Japanese governors urged the state on Wednesday to compensate businesses so they can comply with requests to halt operations and cancel events in order to curb the spread of the new coronavirus, but the central government rejected the call.

Prime Minister Shinzo Abe on Tuesday declared a state of emergency in Tokyo and six prefectures including Osaka. Under the declaration effective through May 6, the governors can request businesses to halt operations.

The governors held an online meeting and compiled proposals for state compensation for businesses.

But Chief Cabinet Secretary Yoshihide Suga, the top spokesman for the central government, said at a press conference it does not plan to introduce such a measure.

Yasutoshi Nishimura, economic and fiscal policy minister who oversees special measures to respond to the epidemic, held a videoconference call with the governors later in the day and asked them to refrain from asking businesses to close over the next two weeks, sources close to the mater said.

Nishimura told the governors that the government wants to spend the period determining if Abe’s emergency declaration, which strongly urged people to stay indoors, is effective in curbing infections, the sources said.

Roughly 56 million people, or about 45 percent of the country’s population, in Tokyo, Chiba, Kanagawa, Saitama, Osaka, Hyogo and Fukuoka are subject to the emergency declaration, which calls for people to refrain from nonessential outings and some businesses to shut. There are no legal penalties for noncompliance.


List of shops closed in Tokyo following emergency declaration


“The government requests for business closures and compensation are two sides of the same coin,” Osaka Gov. Hirofumi Yoshimura told his peers earlier in the day.

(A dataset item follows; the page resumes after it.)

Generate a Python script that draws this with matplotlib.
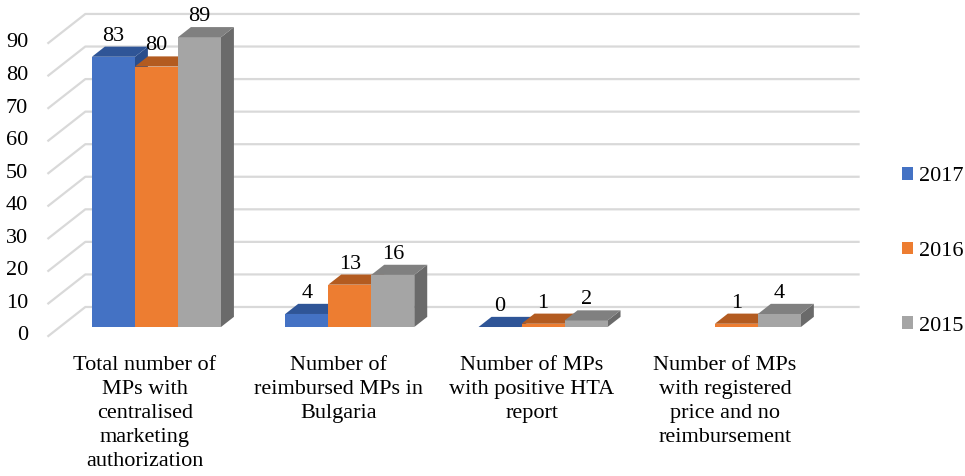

Tokyo Gov. Yuriko Koike echoed his view, saying the governors “must work together to strongly urge the state” to pay compensation.

“Unlike natural disasters, (the virus) is an enemy we cannot see, but I’d like to regain our peaceful lives as soon as possible by tackling it together,” Koike told the governors.

The Tokyo metropolitan government is set to release on Friday a list of industries and facilities it will ask to halt operations, while Osaka and the five other prefectures will not immediately request the closure of private business facilities.

The governors also said the central government should release guidelines for the length of business closure requests and urge people not to flee to areas outside of those covered by the emergency declaration.

The total number of infections in Japan’s 47 prefectures has topped 5,000, including about 700 from the Diamond Princess, a cruise ship that was quarantined in February near Tokyo. The death toll stands at about 110.